Understanding something that belongs to another species can be transformative. No one knows this better than author, naturalist, and adventurer Sy Montgomery. To research her books, Sy has traveled the world and encountered some of the planet’s rarest and most beautiful animals. From tarantulas to tigers, Sy’s life continually intersects with and is informed by the creatures she meets.

This restorative memoir reflects on the personalities and quirks of thirteen animals—Sy’s friends—and the truths revealed by their grace. It also explores vast themes: the otherness and sameness of people and animals; the various ways we learn to love and become empathetic; how we find our passion; how we create our families; coping with loss and despair; gratitude; forgiveness; and most of all, how to be a good creature in the world.

You never know, even when life looks hopeless, what might happen next. It could be that something wonderful is right around the corner.

Review

Sy Montgomery has lived the kind of life that I, and many over post-Romantic creatives, have always dreamed of. Equal parts Steve Irwin and Eliza Thornberry, she’s lived her life steeped in contact with the earth’s most beautiful, bizarre, and fascinating creatures. Not just content to live among them, she writes about them in world-renowned books, papers, and documentaries meant for both adults and children in an effort to expose them not only to the animals, but to the importance of each’s existence and why we ought to concern ourselves with preserving them moving forward.

How to Be a Good Creature acts as an autobiography for Sy’s life thus far, in the most fitting way possible: by examining special relationships or turning points in life she’s had among the creatures she so loves, from the sweetness of her first dog, Molly, to the completely absurd emus she follows in the Australian outback. Her writing is honest, poetic, tangible, and vulnerable all at once. When she writes about trekking up through a cloud forest to find a species of tree kangaroo, shortly after experiencing the loss of not one, but two of her most beloved friends, one cannot help but feel sweat pouring, heart constricting with grief, lungs full of thick forest air. It was a startling talent she has, and one she proceeds to use well.
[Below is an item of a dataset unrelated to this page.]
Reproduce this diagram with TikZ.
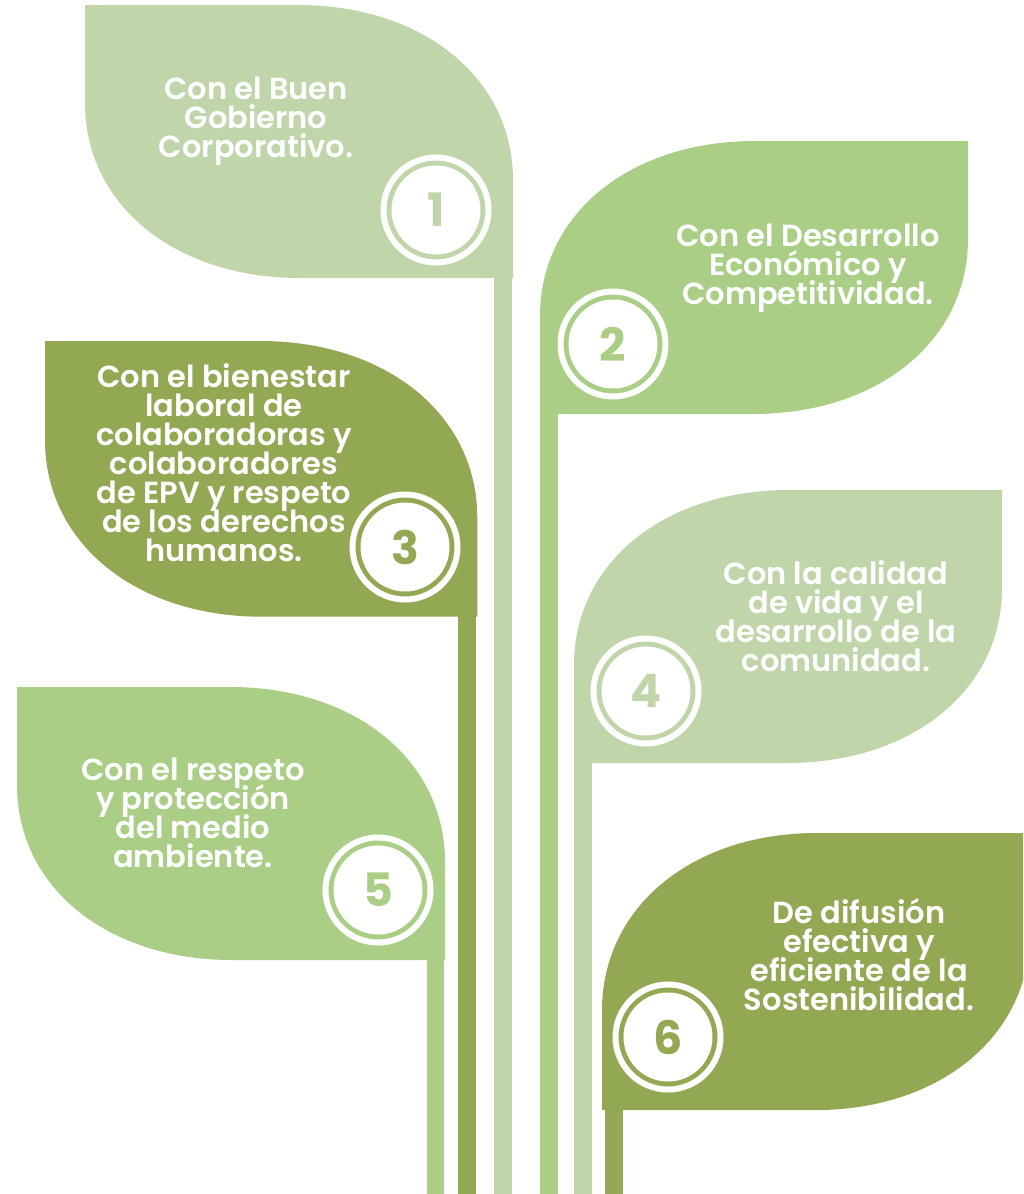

The animals—Chris, Tess, Sally, Octavia— provide the core of each scene and each lesson Sy writes, yet along these encounters and relationships we are given a peek into Sy’s intimate life as well. Her parents came from high social-standing, military stock and never could wrap their heads around their daughter’s sudden choice of career and spouse. Even on her father’s death bed, there was a cold distance created that she never quite managed to circumvent. Sy becomes deeply attached to her pets, her friends, and spirals into such a deep depression after the loss of them that she makes a quiet pact to end her life after finishing A Good, Good Pig, if her spirits haven’t improved. These are the more extreme moments, yet Sy never backs down or hides from her own, deep-running emotions, no more than the animals would around her.

In this way, too—this deeply unapologetic, passionate, vulnerable way—I believe Sy proves herself a feminist icon and a force to be reckoned with. She is a woman who was expected to marry well and pursue a boring but respectful career, and ventured off that path straight into the wilderness to research, catalogue, and share stories of animals no one had thought to study much before. She chose a spouse, a life partner, who shared her passion for science and research and who supported her endlessly throughout her career, against her parents’ expectations and with full trust in her own judgment. She does work to not only educate the upcoming generations on the special animals inhabiting this earth, but also on ways to preserve them, to respect and love them, and to lose all fear in the pursuit of trying to make this a better place for us all to live alongside one another.

That is the thesis of How to Be a Good Creature, above all else. It is growing quiet and getting close to the bizarre and the often ignored or reviled (like the tarantula, Clarabelle) in an effort to learn what they contribute and how they might relate to you as a fellow creature of the world. It is learning complete joy and generosity, single-minded ferocity in pursuing life and goals, forgiveness, and unconditional love.

I can tell you that teachers are all around to help you: with four legs or two or eight or even none...All you have to do is recognize them as teachers and be ready to hear their truths.